Levei os instrumentos ao competente luthier Tércio Ribeiro, que dentro da sua sensibilidade, abraçou com grande respeito e carinho, sem cobrar honorários, a restauração dos bandolins. Depois de algum tempo os instrumentos ficaram prontos e após testá-los foram entregues à Elena.
Em 2001, por ocasião da apresentação do espetáculo gravado ao vivo na Sala Cecília Meirelles, intitulado “Jacob e Seus Bandolins”, Elena cedeu os bandolins para alguns solistas tocarem. Eu tive a honra de gravar o choro “Vibrações” no instrumento nº1, o mesmo estava em perfeitas condições como mostra a gravação.

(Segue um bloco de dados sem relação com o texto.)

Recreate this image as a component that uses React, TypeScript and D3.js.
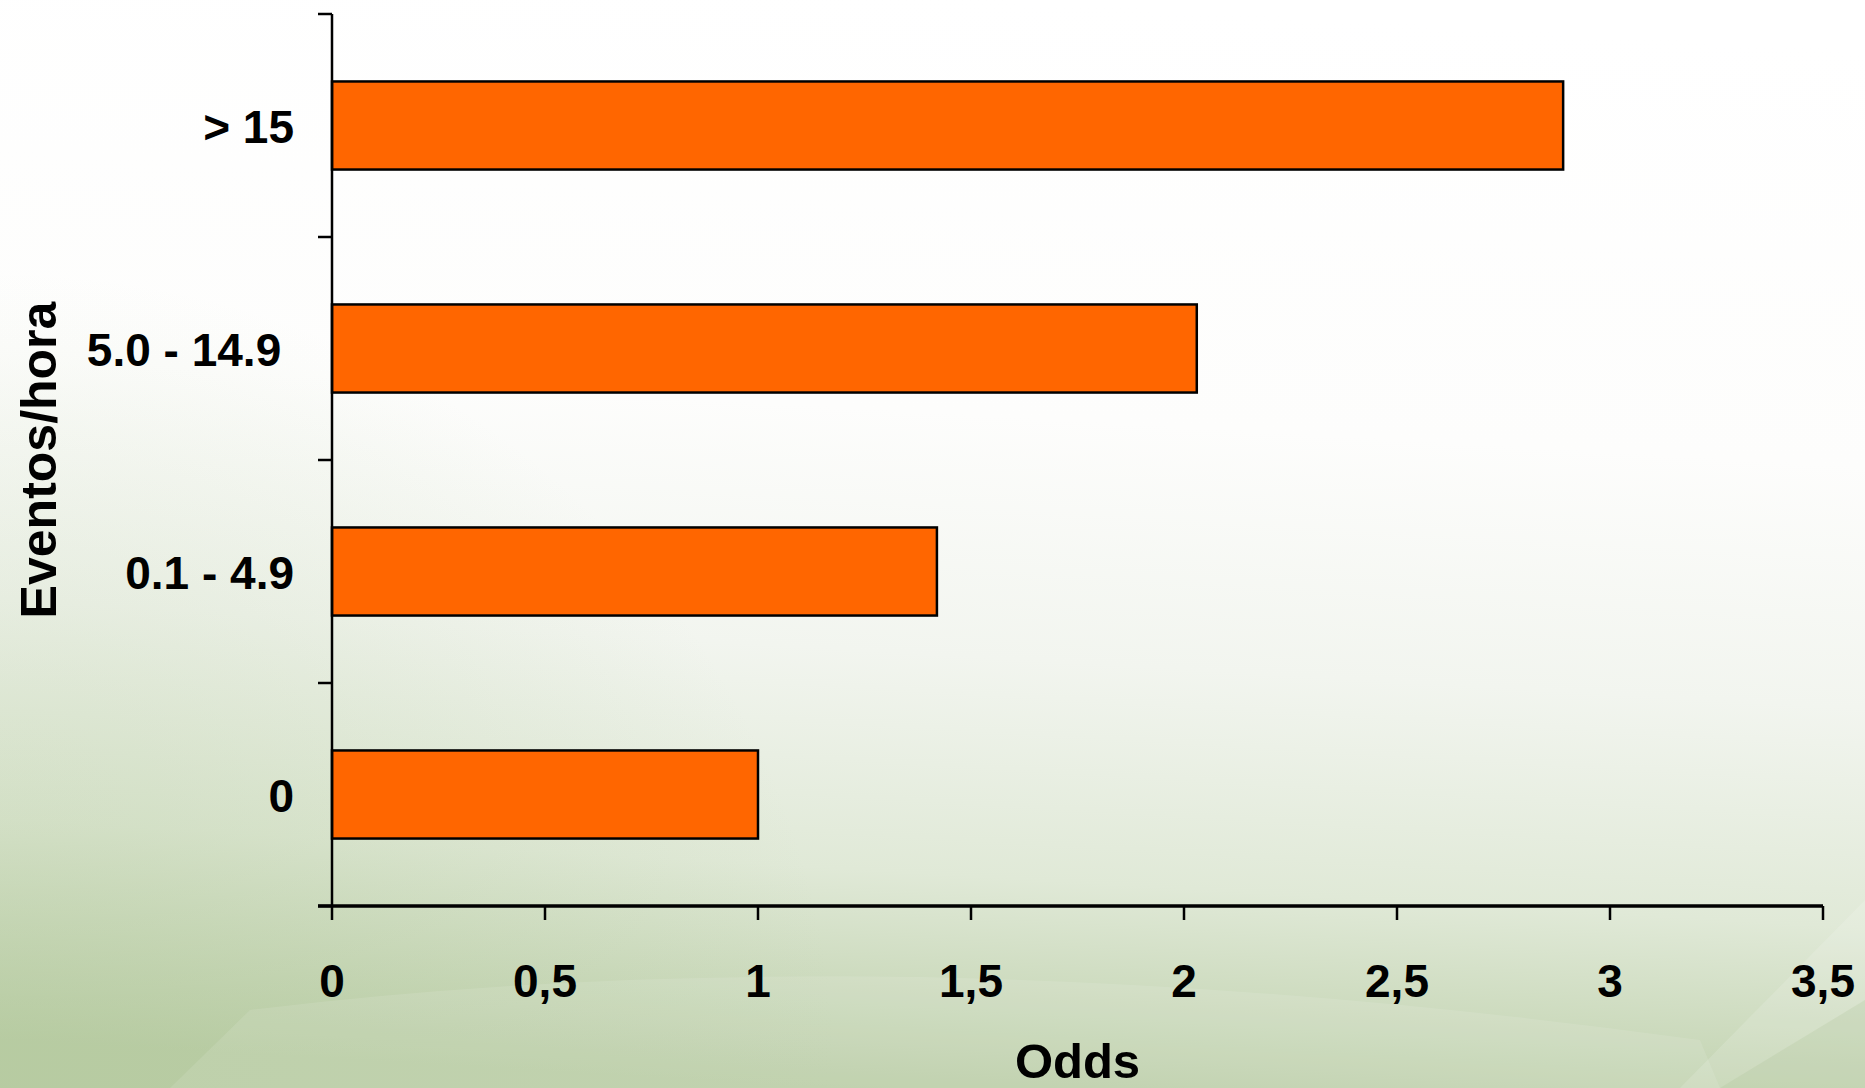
import React from "react";
import * as d3 from "d3";

// Events per hour categories (top to bottom) and their odds
const categories = ["> 15", "5.0 - 14.9 ", "0.1 - 4.9", "0"];
const odds = [2.89, 2.03, 1.42, 1.0];
const xTicks = [0, 0.5, 1, 1.5, 2, 2.5, 3, 3.5];
const xTitle = "Odds";
const yTitle = "Eventos/hora";

const W = 1865;
const H = 1088;
const FONT = "'Liberation Sans', Arial, sans-serif";

const ptBR = d3.formatLocale({
  decimal: ",",
  thousands: ".",
  grouping: [3],
  currency: ["", ""],
});
const fmt = ptBR.format("~g");

export default function App() {
  const left = 332;
  const right = 1823;
  const top = 14;
  const bottom = 906;

  const x = d3.scaleLinear().domain([0, 3.5]).range([left, right]);
  const y = d3.scaleBand<string>().domain(categories).range([top, bottom]).padding(0);
  const barH = y.bandwidth() * 0.395;
  const tickLen = 14;

  const bandEdges = [...categories.map((c) => y(c) as number), bottom];

  return (
    <svg
      width={W}
      height={H}
      style={{ position: "absolute", left: 0, top: 0, display: "block" }}
      fontFamily={FONT}
    >
      <defs>
        <linearGradient id="bg" x1="0.55" y1="0" x2="0.45" y2="1">
          <stop offset="0" stopColor="#ffffff" />
          <stop offset="0.38" stopColor="#fdfdfc" />
          <stop offset="0.6" stopColor="#f2f5ef" />
          <stop offset="0.8" stopColor="#e0e9d7" />
          <stop offset="1" stopColor="#bacda6" />
        </linearGradient>
        <radialGradient id="leftShade" cx="0" cy="1" r="0.75" gradientTransform="scale(0.6,1)">
          <stop offset="0" stopColor="#b3c99c" stopOpacity="0.45" />
          <stop offset="1" stopColor="#b3c99c" stopOpacity="0" />
        </radialGradient>
      </defs>

      {/* slide background */}
      <rect x={0} y={0} width={W} height={H} fill="url(#bg)" />
      <rect x={0} y={0} width={W} height={H} fill="url(#leftShade)" />
      {/* faint decorative sweeps */}
      <path
        d="M170,1088 L250,1010 Q900,930 1700,1040 L1720,1088 Z"
        fill="#ffffff"
        opacity={0.1}
      />
      <path d="M1680,1088 L1865,900 L1865,1088 Z" fill="#ffffff" opacity={0.14} />
      <path d="M1720,1088 L1865,1000 L1865,1088 Z" fill="#a9bf92" opacity={0.22} />

      {/* bars */}
      {categories.map((c, i) => {
        const cy = (y(c) as number) + y.bandwidth() / 2;
        return (
          <rect
            key={c}
            x={x(0)}
            y={cy - barH / 2}
            width={x(odds[i]) - x(0)}
            height={barH}
            fill="#ff6600"
            stroke="#000"
            strokeWidth={2.5}
          />
        );
      })}

      {/* y axis */}
      <line x1={left} x2={left} y1={top} y2={bottom} stroke="#000" strokeWidth={2.5} />
      {bandEdges.map((v, i) => (
        <line key={i} x1={left - tickLen} x2={left} y1={v} y2={v} stroke="#000" strokeWidth={2.5} />
      ))}
      {categories.map((c) => (
        <text
          key={c}
          x={294}
          y={(y(c) as number) + y.bandwidth() / 2}
          dy="0.37em"
          textAnchor="end"
          fontSize={46}
          fontWeight="bold"
          style={{ whiteSpace: "pre" }}
          fill="#000"
        >
          {c}
        </text>
      ))}

      {/* x axis */}
      <line x1={left - tickLen} x2={right} y1={bottom} y2={bottom} stroke="#000" strokeWidth={3.5} />
      {xTicks.map((t) => (
        <g key={t}>
          <line x1={x(t)} x2={x(t)} y1={bottom} y2={bottom + tickLen} stroke="#000" strokeWidth={2.5} />
          <text
            x={x(t)}
            y={997}
            textAnchor="middle"
            fontSize={46}
            fontWeight="bold"
            fill="#000"
          >
            {fmt(t)}
          </text>
        </g>
      ))}

      {/* axis titles */}
      <text
        x={(left + right) / 2}
        y={1078}
        textAnchor="middle"
        fontSize={49}
        fontWeight="bold"
        fill="#000"
      >
        {xTitle}
      </text>
      <text
        transform={`translate(56,${(top + bottom) / 2}) rotate(-90)`}
        textAnchor="middle"
        fontSize={50}
        fontWeight="bold"
        fill="#000"
      >
        {yTitle}
      </text>
    </svg>
  );
}
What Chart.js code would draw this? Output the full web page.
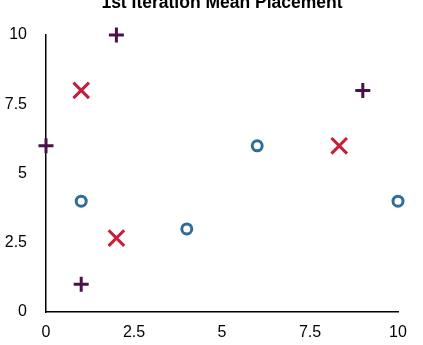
<!DOCTYPE html>
<html>
<head>
<meta charset="utf-8">
<script src="https://cdn.jsdelivr.net/npm/chart.js@4"></script>
<style>
  html, body { margin: 0; padding: 0; background: #fff; }
  #wrap { width: 423px; height: 345px; }
</style>
</head>
<body>
<div id="wrap"><canvas id="myChart" width="423" height="345"></canvas></div>
<script>
var titleText = '1st Iteration Mean Placement';
var tickValues = [0, 2.5, 5, 7.5, 10];

// cluster points
var plusPoints = [{x: 2, y: 10}, {x: 0, y: 6}, {x: 1, y: 1}, {x: 9, y: 8}];
var crossPoints = [{x: 1, y: 8}, {x: 2, y: 2.67}, {x: 8.33, y: 6}];
var circlePoints = [{x: 1, y: 4}, {x: 4, y: 3}, {x: 6, y: 6}, {x: 10, y: 4}];

var titlePlugin = {
  id: 'topTitle',
  afterDraw: function(chart) {
    var c = chart.ctx;
    var area = chart.chartArea;
    c.save();
    c.font = 'bold 17.5px "Liberation Sans", Arial, sans-serif';
    c.fillStyle = '#000';
    c.textAlign = 'center';
    c.textBaseline = 'alphabetic';
    c.fillText(titleText, (area.left + area.right) / 2, 8);
    c.restore();
  }
};

var axisFont = { family: '"Liberation Sans", Arial, sans-serif', size: 16 };

const config = {
  type: 'scatter',
  data: {
    datasets: [{
      label: 'a',
      data: plusPoints,
      clip: false,
      pointStyle: 'cross',
      pointRadius: 7.5,
      pointHoverRadius: 7.5,
      pointBorderWidth: 3,
      borderColor: '#4a1149',
      backgroundColor: '#4a1149'
    },
    {
      label: 'b',
      data: crossPoints,
      clip: false,
      pointStyle: 'crossRot',
      pointRadius: 11,
      pointHoverRadius: 11,
      pointBorderWidth: 3,
      borderColor: '#c41e3a',
      backgroundColor: '#c41e3a'
    },
    {
      label: 'c',
      data: circlePoints,
      clip: false,
      pointStyle: 'circle',
      pointRadius: 5,
      pointHoverRadius: 5,
      pointBorderWidth: 3,
      borderColor: '#2e6f97',
      backgroundColor: '#ffffff'
    }]
  },
  options: {
    responsive: false,
    animation: false,
    layout: { padding: { top: 35, right: 25, left: 0, bottom: 0 } },
    plugins: {
      legend: { display: false },
      tooltip: { enabled: false }
    },
    scales: {
      x: {
        type: 'linear',
        min: 0,
        max: 10,
        afterBuildTicks: function(axis) { axis.ticks = tickValues.map(function(v) { return {value: v}; }); },
        afterFit: function(axis) { axis.height = 33; },
        grid: { display: false, drawTicks: false },
        border: { display: true, color: '#000', width: 1.5 },
        ticks: { color: '#000', font: axisFont, padding: 11, maxRotation: 0 }
      },
      y: {
        type: 'linear',
        min: 0,
        max: 10,
        afterBuildTicks: function(axis) { axis.ticks = tickValues.map(function(v) { return {value: v}; }); },
        afterFit: function(axis) { axis.width = 46; },
        grid: { display: false, drawTicks: false },
        border: { display: true, color: '#000', width: 1.5 },
        ticks: { color: '#000', font: axisFont, padding: 19 }
      }
    }
  },
  plugins: [titlePlugin]
};

var ctx = document.getElementById('myChart').getContext('2d');
var myChart = new Chart(ctx, config);
</script>
</body>
</html>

Após algum tempo, o bandolim nº 1 apresentou problemas, sofrendo empeno da caixa acústica, abertura de rachaduras no tampo e deformação acentuada na boca. Novamente levado aos cuidados do luthier Tércio Ribeiro foi feita uma nova restauração. Na ocasião, ele advertiu que o instrumento não poderia ser mais usado devido à fragilidade que se apossou do mesmo, sugerindo o seu tombamento. Elena foi consultada aprovando a medida e o documento redigido por Tércio tombando o bandolim.
Nesta ocasião, Elena me convidou para dar assistência aos instrumentos do pai, e periodicamente, fazia visitas a sua casa e na vistoria tinha o cuidado de não afinar o bandolim nº 1, para não forçá-lo, obedecendo ao tombamento.
É importante relatar que aproximadamente dois meses antes do falecimento de Elena, estive em sua casa para a visita de rotina. Ela, entre outras coisas, manifestou o desejo de doar os bandolins do pai para o MIS, afirmando também, que gostaria de fazer um disco só com os instrumentos do mesmo.
Após o falecimento de Elena, em 2011, os instrumentos foram levados para o Instituto Jacob do Bandolim, assim como todo o acervo de Jacob do Bandolim.
No ano de 2014 o bandolim nº 1 foi doado ao Museu Imagem e do Som do Rio de Janeiro.
Em minha andança pela Europa visitei os instrumentos de Chopin, Beethoven, Mozart, entre outros, todos estavam tombados em respeito à genialidade dos mesmos.